Freshfel Europe has called on the European Commission to secure more time and flexibility to ensure an orderly rollout of the new French plastic packaging legislation for fruit and vegetables.
France is set to introduce the legislation – also known as the AGEC Law – on 1 January 2022, that aims to reduce plastic packaging.
The French law goes well beyond the requirements of the European Directive, providing limited flexibility to reach the targeted reduction of plastic products, Freshfel Europe noted.
The new law only considers a phase-out option for consumer packaging under 1.5 kilograms, it added.
Philippe Binard, general delegate of Freshfel Europe commented, “While the deadline for plastic phase-out is set for 2040 in France, the phase-out target for fruit and vegetables is set for 1 January 2022, with only limited temporary derogations up to 2026 for some particularly fragile products. The same pressure is not placed on other food products, hence representing discriminatory status for fresh fruit and vegetables."
He added, “The French law does not consider alternative solutions such as the use of recyclable plastic packaging, the ban being the only option.

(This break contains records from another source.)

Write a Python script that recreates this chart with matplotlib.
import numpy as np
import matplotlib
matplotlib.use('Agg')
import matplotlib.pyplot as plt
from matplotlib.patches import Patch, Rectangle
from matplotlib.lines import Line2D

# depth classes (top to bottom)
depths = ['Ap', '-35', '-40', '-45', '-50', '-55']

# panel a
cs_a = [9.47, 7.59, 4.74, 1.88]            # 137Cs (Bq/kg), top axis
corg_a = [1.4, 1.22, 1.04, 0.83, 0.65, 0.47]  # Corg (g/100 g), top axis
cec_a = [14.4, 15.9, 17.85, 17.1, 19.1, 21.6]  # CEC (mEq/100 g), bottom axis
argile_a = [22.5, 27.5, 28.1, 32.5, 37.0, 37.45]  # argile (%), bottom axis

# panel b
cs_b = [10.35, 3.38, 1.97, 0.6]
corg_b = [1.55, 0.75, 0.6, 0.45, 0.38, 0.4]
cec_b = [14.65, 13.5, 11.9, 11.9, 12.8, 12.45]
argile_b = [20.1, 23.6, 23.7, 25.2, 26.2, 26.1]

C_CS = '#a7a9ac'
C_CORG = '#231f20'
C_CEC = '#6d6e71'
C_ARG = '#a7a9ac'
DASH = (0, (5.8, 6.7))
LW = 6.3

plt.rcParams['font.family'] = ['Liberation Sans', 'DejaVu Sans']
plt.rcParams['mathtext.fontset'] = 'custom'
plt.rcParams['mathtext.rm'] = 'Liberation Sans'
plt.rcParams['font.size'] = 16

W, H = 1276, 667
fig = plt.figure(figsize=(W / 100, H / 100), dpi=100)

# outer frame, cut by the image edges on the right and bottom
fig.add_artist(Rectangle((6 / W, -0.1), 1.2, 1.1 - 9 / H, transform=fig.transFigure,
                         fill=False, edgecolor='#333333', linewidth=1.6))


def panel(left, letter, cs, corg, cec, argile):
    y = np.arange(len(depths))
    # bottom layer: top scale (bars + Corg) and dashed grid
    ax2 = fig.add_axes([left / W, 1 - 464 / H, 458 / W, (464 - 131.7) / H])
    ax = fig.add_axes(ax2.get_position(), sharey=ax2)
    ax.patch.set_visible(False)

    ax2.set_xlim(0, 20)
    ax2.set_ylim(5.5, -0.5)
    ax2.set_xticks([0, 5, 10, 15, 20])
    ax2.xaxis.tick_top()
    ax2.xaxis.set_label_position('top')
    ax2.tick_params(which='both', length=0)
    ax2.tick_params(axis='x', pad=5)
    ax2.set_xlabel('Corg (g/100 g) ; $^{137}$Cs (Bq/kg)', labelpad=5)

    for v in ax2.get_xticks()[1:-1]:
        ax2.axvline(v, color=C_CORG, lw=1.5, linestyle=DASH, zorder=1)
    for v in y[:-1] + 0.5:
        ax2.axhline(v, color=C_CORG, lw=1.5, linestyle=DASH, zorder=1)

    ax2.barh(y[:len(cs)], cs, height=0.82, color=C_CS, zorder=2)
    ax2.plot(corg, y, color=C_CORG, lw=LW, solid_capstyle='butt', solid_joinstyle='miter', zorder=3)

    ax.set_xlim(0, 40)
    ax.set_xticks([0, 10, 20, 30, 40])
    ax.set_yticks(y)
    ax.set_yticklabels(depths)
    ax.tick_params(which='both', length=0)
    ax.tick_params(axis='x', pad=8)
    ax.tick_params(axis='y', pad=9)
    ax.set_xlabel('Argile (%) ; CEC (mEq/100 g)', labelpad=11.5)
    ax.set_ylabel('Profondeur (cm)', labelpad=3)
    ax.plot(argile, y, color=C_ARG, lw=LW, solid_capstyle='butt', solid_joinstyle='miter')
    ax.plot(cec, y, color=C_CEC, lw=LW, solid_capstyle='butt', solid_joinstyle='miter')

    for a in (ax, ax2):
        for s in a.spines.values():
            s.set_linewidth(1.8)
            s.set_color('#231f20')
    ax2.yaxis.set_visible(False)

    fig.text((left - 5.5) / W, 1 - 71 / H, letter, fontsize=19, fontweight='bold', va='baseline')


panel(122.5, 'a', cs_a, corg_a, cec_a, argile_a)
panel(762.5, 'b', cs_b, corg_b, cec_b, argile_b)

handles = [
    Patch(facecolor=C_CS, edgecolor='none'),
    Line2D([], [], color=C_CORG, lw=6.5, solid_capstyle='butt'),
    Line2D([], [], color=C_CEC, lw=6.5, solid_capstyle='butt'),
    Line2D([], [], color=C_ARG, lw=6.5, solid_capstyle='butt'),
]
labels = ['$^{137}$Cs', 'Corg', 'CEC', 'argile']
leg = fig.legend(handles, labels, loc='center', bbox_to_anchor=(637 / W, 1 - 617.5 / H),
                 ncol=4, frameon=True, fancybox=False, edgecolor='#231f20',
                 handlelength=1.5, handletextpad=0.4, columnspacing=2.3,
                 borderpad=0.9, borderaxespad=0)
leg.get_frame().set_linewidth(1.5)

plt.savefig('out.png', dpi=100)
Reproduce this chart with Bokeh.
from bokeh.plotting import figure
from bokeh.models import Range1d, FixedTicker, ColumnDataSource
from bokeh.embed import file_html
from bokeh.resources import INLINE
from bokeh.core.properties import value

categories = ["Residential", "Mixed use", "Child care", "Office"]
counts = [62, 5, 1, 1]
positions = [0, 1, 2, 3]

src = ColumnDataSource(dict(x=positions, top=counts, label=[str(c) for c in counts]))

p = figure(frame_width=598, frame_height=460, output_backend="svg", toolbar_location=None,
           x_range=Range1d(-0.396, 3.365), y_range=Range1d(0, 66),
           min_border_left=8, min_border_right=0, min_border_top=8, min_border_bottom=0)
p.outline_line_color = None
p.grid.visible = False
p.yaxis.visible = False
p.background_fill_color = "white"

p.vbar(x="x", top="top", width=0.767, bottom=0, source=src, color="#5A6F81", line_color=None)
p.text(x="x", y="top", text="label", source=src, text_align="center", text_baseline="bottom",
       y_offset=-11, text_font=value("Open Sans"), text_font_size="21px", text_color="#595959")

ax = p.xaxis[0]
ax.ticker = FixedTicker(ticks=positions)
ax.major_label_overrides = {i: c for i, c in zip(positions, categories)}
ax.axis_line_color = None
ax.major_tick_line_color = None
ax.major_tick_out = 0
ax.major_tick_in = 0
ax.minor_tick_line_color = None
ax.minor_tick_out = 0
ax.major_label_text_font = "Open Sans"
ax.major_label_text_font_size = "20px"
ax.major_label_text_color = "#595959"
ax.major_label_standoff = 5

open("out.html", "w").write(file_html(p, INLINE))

The removal of plastic packaging from most fruit and vegetables at such short notice does not allow alternatives to be tested and introduced in a timely manner and stocks of existing packaging to be cleared.”
Other Environmental Priorities
Freshfel Europe has also warned that the new legislation might significantly endanger other environmental priorities undertaken by the sector, such as commitments on food quality and the highest safety targets for fresh produce as well as waste prevention initiatives.
The body expressed its concerns that, pending the introduction of new innovative solutions on stickers, information to consumers might also be compromised.
Binard explained, "The impact of the coming into force of the AGEC Law is just as worrying for the adhesive labels affixed to fresh fruit and vegetables sold to French consumers. The major difficulty today is that there is still no company capable of supplying ‘AGEC-compatible’ labels.
"The ban on non-home compostable stickers without having an alternative on the market is problematic as it will significantly endanger the labelling of essential information conveyed to consumers on the stickers such as origin, brands, geographical indications or organic."